A Utah GOP legislator introduced a bill in the 2004 Legislature that would have junked Bush's pet education program here. The White House three times sent out administration education officials to effectively gut the bill which was done but NCLB remains a sore spot among many Utahns, especially conservative Republicans who don't like federal rules for local education.
So, in his first round of general election TV advertising, Huntsman distances himself from an unpopular federal GOP program while tying himself to a popular Republican governor.
"Huntsman is shoring up his conservative base" by opposing NCLB "while reaching out to Olene Walker supporters," who likely are moderate Republicans, "making them feel more comfortable with him," says Dave Hansen, a longtime Utah GOP operative who ran Fred Lampropoulos' gubernatorial bid this year. Lampropoulos, like Walker, was defeated in the May GOP convention.
"It's natural that both candidates try to capitalize on education, which continually comes in as the most important issue for voters this year" in state races, said Hansen.

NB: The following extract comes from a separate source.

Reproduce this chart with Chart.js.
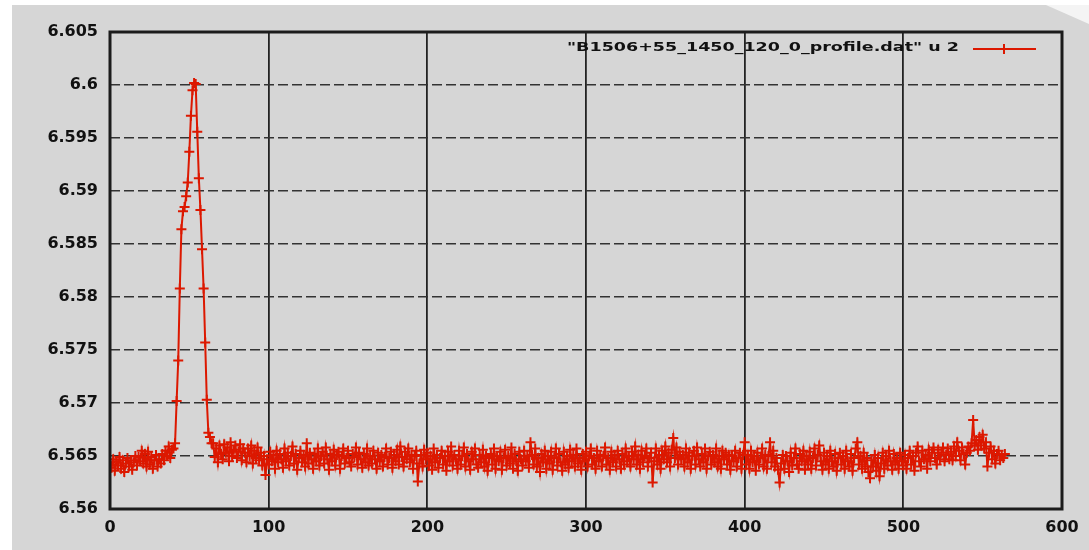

But the critically breaking school issue between Matheson and Huntsman is not support for public education. "Who isn't for education?" said Hansen. "It's school choice how hard will either guy go on that?"
Matheson, formally endorsed by the Utah Education Association, the main public education union, opposes tuition tax credits for parents who send their children to private schools, saying public education can't afford any budget reductions.
Huntsman supports recent pro-education-choice efforts, including a tax credit bill introduced in the 2004 Legislature that failed to make it out of a House committee.
While both Matheson and Huntsman will take their TV ads off the air in about two weeks, Utahns can plan on being bombarded with all kinds of campaign ads before the Nov. 2 election. Besides the governor's race, there is a U.S. Senate and three U.S. House contests.
In the governor's race, Matheson's campaign has passed the $1 million fund-raising level, Zuhl said.